In Aphrodite’s Island, this week’s Times Higher Education Book of the Week, Anne Salmond chronicles the first European voyages to Tahiti, and the ways in which European and Tahitian mythologies intertwined during these encounters.
Among the stories she recounts is that of Captain James Cook, who became a symbolic figure in both English and Tahitian lore. In 1776, Captain Cook embarked on his ship, the Resolution, on a third expedition to the Pacific, accompanied by the ship Discovery. Also on the ship was Ma’i, a young man from the Society Islands who had joined Cook’s ship Adventure on a previous voyage and spent time in England. After exploring islands in the South Pacific, Cook dropped Ma’i off in the Society Islands and then continued north to search for the fabled Northwest Passage. Salmond’s detailed account of their time in the South Pacific illuminates the intersections of culture and mythology as they unfolded through interpersonal encounters, day to day activities, rituals, meals, and exchanges.

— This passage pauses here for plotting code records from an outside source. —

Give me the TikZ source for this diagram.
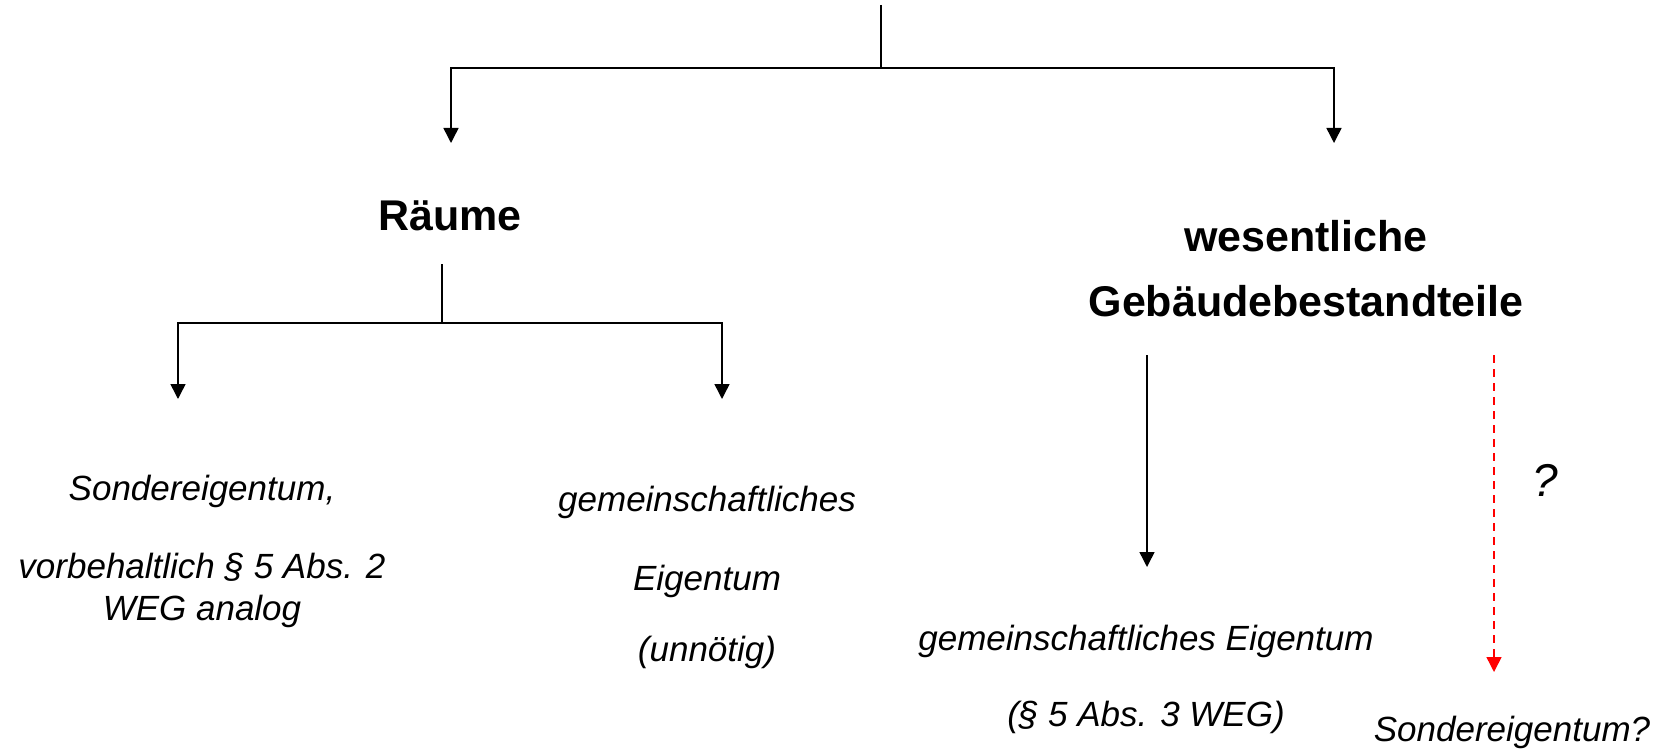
\documentclass[tikz,border=0pt]{standalone}
\usepackage{fontspec}
\setmainfont{Liberation Sans}
\usetikzlibrary{arrows.meta}
\begin{document}
\begin{tikzpicture}[x=1pt,y=-1pt,
  line/.style={line width=1.5pt},
  arr/.style={line, -{Triangle[width=15pt,length=15pt]}},
  redarr/.style={line width=1.5pt, red, dash pattern=on 8pt off 6pt, -{Triangle[width=15pt,length=15pt]}},
  hd/.style={font=\fontsize{43}{50}\selectfont\bfseries, anchor=base, inner sep=0pt},
  it/.style={font=\fontsize{35}{42}\selectfont\itshape, anchor=base, inner sep=0pt}]
\useasboundingbox (0,0) rectangle (1657,749);
% coordinates
\coordinate (top) at (881,5);
\coordinate (tj) at (881,68);
\coordinate (tl) at (451,68);
\coordinate (tr) at (1334,68);
\coordinate (tle) at (451,143);
\coordinate (tre) at (1334,143);
% headings
\node[hd] (raeume) at (450,230) {Räume};
\node[hd] (wes) at (1306,251) {wesentliche};
\node[hd] (geb) at (1306,316) {Gebäudebestandteile};
% left subtree
\coordinate (rs) at (442,264);
\coordinate (rj) at (442,323);
\coordinate (rl) at (178,323);
\coordinate (rr) at (722,323);
\coordinate (rle) at (178,399);
\coordinate (rre) at (722,399);
\node[it] (s1) at (202,500) {Sondereigentum,};
\node[it] (s2) at (202,578) {vorbehaltlich § 5 Abs. 2};
\node[it] (s3) at (202,620) {WEG analog};
\node[it] (g1) at (707,511) {gemeinschaftliches};
\node[it] (g2) at (707,590) {Eigentum};
\node[it] (g3) at (707,661) {(unnötig)};
% right subtree
\coordinate (bs) at (1147,355);
\coordinate (be) at (1147,567);
\coordinate (rds) at (1494,355);
\coordinate (rde) at (1494,672);
\node[it] (ge1) at (1146,650) {gemeinschaftliches Eigentum};
\node[it] (ge2) at (1146,726) {(§ 5 Abs. 3 WEG)};
\node[it, font=\fontsize{46}{52}\selectfont\itshape] (q) at (1545,496) {?};
\node[it] (so) at (1512,741) {Sondereigentum?};
% connectors
\draw[line] (top) -- (tj);
\draw[arr] (tj) -- (tl) -- (tle);
\draw[arr] (tj) -- (tr) -- (tre);
\draw[line] (rs) -- (rj);
\draw[arr] (rj) -- (rl) -- (rle);
\draw[arr] (rj) -- (rr) -- (rre);
\draw[arr] (bs) -- (be);
\draw[redarr] (rds) -- (rde);
\end{tikzpicture}
\end{document}
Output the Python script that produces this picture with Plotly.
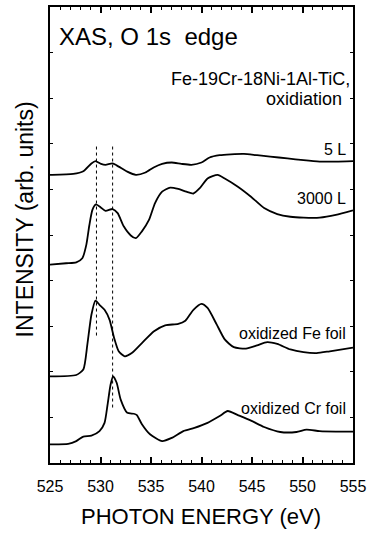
import plotly.graph_objects as go

# Photon energy grids (eV) and offset intensities (arb. units) for each spectrum
e_5L = [525.0, 525.2, 527.3, 528.3, 529.1, 529.5, 530.05, 530.5, 531.2, 531.8, 532.65,
        533.5, 534.45, 535.26, 536.1, 537.05, 538.0, 539.0, 540.0, 540.8, 541.8, 542.9,
        544.2, 545.5, 546.8, 548.5, 550.1, 551.7, 553.3, 555.0]
i_5L = [6.32, 6.32, 6.34, 6.40, 6.57, 6.62, 6.56, 6.54, 6.57, 6.50, 6.39,
        6.32, 6.37, 6.48, 6.56, 6.59, 6.56, 6.54, 6.59, 6.70, 6.75, 6.77,
        6.78, 6.75, 6.72, 6.68, 6.64, 6.61, 6.61, 6.62]

e_3000L = [525.0, 526.6, 527.6, 528.2, 528.6, 528.9, 529.2, 529.55, 530.05, 530.5, 531.2,
           531.7, 532.3, 533.0, 533.5, 534.1, 534.8, 535.4, 536.1, 536.9, 537.7, 538.5,
           539.2, 539.8, 540.6, 541.6, 542.3, 543.6, 544.9, 546.2, 547.5, 548.8, 550.1,
           551.7, 553.3, 555.0]
i_3000L = [4.35, 4.38, 4.40, 4.49, 4.79, 5.22, 5.55, 5.67, 5.60, 5.53, 5.57,
           5.48, 5.19, 4.99, 4.93, 5.08, 5.33, 5.70, 5.95, 6.04, 6.01, 5.95,
           5.91, 6.02, 6.24, 6.32, 6.24, 6.06, 5.84, 5.59, 5.46, 5.40, 5.38,
           5.38, 5.44, 5.54]

e_fe = [525.0, 527.6, 528.3, 528.7, 529.1, 529.5, 529.9, 530.4, 530.9, 531.35, 531.8,
        532.4, 533.1, 534.1, 535.3, 536.4, 537.7, 538.4, 539.2, 540.0, 540.6, 541.5,
        542.3, 543.2, 544.4, 545.5, 546.5, 547.5, 548.8, 550.1, 551.4, 552.7, 555.0]
i_fe = [1.90, 1.93, 2.05, 2.60, 3.25, 3.56, 3.47, 3.36, 3.14, 2.74, 2.45,
        2.34, 2.41, 2.63, 2.89, 3.02, 3.05, 3.12, 3.36, 3.49, 3.40, 3.04,
        2.71, 2.54, 2.51, 2.58, 2.65, 2.61, 2.49, 2.43, 2.41, 2.45, 2.53]

e_cr = [525.0, 526.8, 527.6, 528.3, 529.1, 529.9, 530.4, 530.7, 531.0, 531.25, 531.6,
        532.0, 532.65, 533.3, 533.6, 534.1, 534.9, 536.1, 537.05, 538.2, 539.3, 540.6,
        541.8, 542.6, 543.6, 544.9, 546.2, 547.8, 549.4, 550.4, 551.7, 553.3, 555.0]
i_cr = [0.41, 0.42, 0.48, 0.58, 0.60, 0.70, 0.88, 1.28, 1.72, 1.90, 1.76,
        1.39, 1.10, 1.08, 1.05, 0.85, 0.63, 0.48, 0.55, 0.70, 0.77, 0.88,
        1.03, 1.14, 1.05, 0.93, 0.79, 0.68, 0.68, 0.73, 0.70, 0.69, 0.69]

# Vertical guide lines at the two pre-edge features: energy, top, bottom
guide_e = [529.6, 531.2]
guide_top = [6.94, 6.94]
guide_bottom = [2.78, 1.18]

# Curve labels: text and vertical position
label_text = ["5 L", "3000 L", "oxidized Fe foil", "oxidized Cr foil"]
label_y = [6.87, 5.80, 2.85, 1.20]

FONT = "Liberation Sans, Arial, sans-serif"

W, H = 371, 535
ML, MR, MT, MB = 50, 14, 5, 72
plot_w = W - ML - MR
plot_h = H - MT - MB


def px_x(px):
    return (px - ML) / plot_w


def px_y(py):
    return (H - MB - py) / plot_h


fig = go.Figure()

for e, i in [(e_5L, i_5L), (e_3000L, i_3000L), (e_fe, i_fe), (e_cr, i_cr)]:
    fig.add_trace(go.Scatter(x=e, y=i, mode="lines",
                             line=dict(color="black", width=1.8, shape="spline", smoothing=0.6),
                             showlegend=False, hoverinfo="skip"))

for ge, gt, gb in zip(guide_e, guide_top, guide_bottom):
    fig.add_trace(go.Scatter(x=[ge, ge], y=[gt, gb], mode="lines",
                             line=dict(color="black", width=1, dash="dot"),
                             showlegend=False, hoverinfo="skip"))

for txt, ly in zip(label_text, label_y):
    fig.add_annotation(x=554.5, y=ly, xref="x", yref="y", text=txt, showarrow=False,
                       xanchor="right", yanchor="middle",
                       font=dict(family=FONT, size=16, color="black"))

fig.add_annotation(x=px_x(57), y=px_y(35), xref="paper", yref="paper",
                   text="XAS, O 1s\u00a0 edge", showarrow=False,
                   xanchor="left", yanchor="middle",
                   font=dict(family=FONT, size=24, color="black"))
fig.add_annotation(x=px_x(356), y=px_y(77), xref="paper", yref="paper",
                   text="Fe-19Cr-18Ni-1Al-TiC,", showarrow=False,
                   xanchor="right", yanchor="middle",
                   font=dict(family=FONT, size=18, color="black"))
fig.add_annotation(x=px_x(348), y=px_y(97), xref="paper", yref="paper",
                   text="oxidiation", showarrow=False,
                   xanchor="right", yanchor="middle",
                   font=dict(family=FONT, size=18, color="black"))

# Axis titles
fig.add_annotation(x=px_x(203), y=px_y(517), xref="paper", yref="paper",
                   text="PHOTON ENERGY (eV)", showarrow=False,
                   xanchor="center", yanchor="middle",
                   font=dict(family=FONT, size=22, color="black"))
fig.add_annotation(x=px_x(25), y=px_y(218), xref="paper", yref="paper",
                   text="INTENSITY (arb. units)", showarrow=False, textangle=-90,
                   xanchor="center", yanchor="middle",
                   font=dict(family=FONT, size=23, color="black"))

fig.update_layout(
    width=W, height=H,
    margin=dict(l=ML, r=MR, t=MT, b=MB),
    paper_bgcolor="white", plot_bgcolor="white",
    font=dict(family=FONT, color="black"),
    xaxis=dict(range=[525, 555], tickmode="linear", tick0=525, dtick=5,
               ticks="inside", ticklen=6, tickwidth=1.5, tickcolor="black",
               minor=dict(dtick=1, ticks="inside", ticklen=3, tickwidth=1.2, tickcolor="black"),
               showline=True, linecolor="black", linewidth=2, mirror="allticks",
               showgrid=False, zeroline=False, ticklabelstandoff=8,
               tickfont=dict(family=FONT, size=16, color="black")),
    yaxis=dict(range=[0, 10], tickmode="linear", tick0=0, dtick=1,
               ticks="inside", ticklen=3, tickwidth=1, tickcolor="black",
               showticklabels=False,
               showline=True, linecolor="black", linewidth=2, mirror="allticks",
               showgrid=False, zeroline=False),
)

fig.write_html("out.html")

Meanwhile, as Glyn Williams chronicles in Arctic Labyrinth, Britain sent ships to Baffin Bay to scour for the eastern entrance to the passage, but all were assailed by ice and turned back. Cook’s Resolution and Discovery sailed along America’s northwest coast, following the siren call of an unreliable map and the 20,000-pound reward promised to the first explorer to find the passage. They sailed north past Vancouver and Alaska and through Bering Strait with high hopes, only to be disappointed by the sudden rise of ice like a mountain out of the polar sea, and the frozen expanse that blocked all further progress and threatened to crush the ships. They turned back, with plans to return the following summer. Cook did not have the chance: he was killed that winter in Hawaii, and though his crews continued the voyage, they were again repelled by ice. “The Northwest Passage had not been found, and Captain Cook was dead”, Glyn writes.
Salmond describes how after his death, Cook became a mythic figure both in England, as a hero-explorer, and in Tahiti, as “Cook, the high chief of Tahiti”. She writes in Aphrodite’s Island: “Whereas in England, a portrait of Cook held up by Britannia had featured in the pantomime about Ma’i, illustrating the apotheosis of this British explorer, in Tahiti, Webber’s portrait was held up during a ritual that activated the generative power of the gods, ensuring the fertility of the island…celebrating imperial and Christian power on the one hand, and the procreative power of the cosmos on the other.”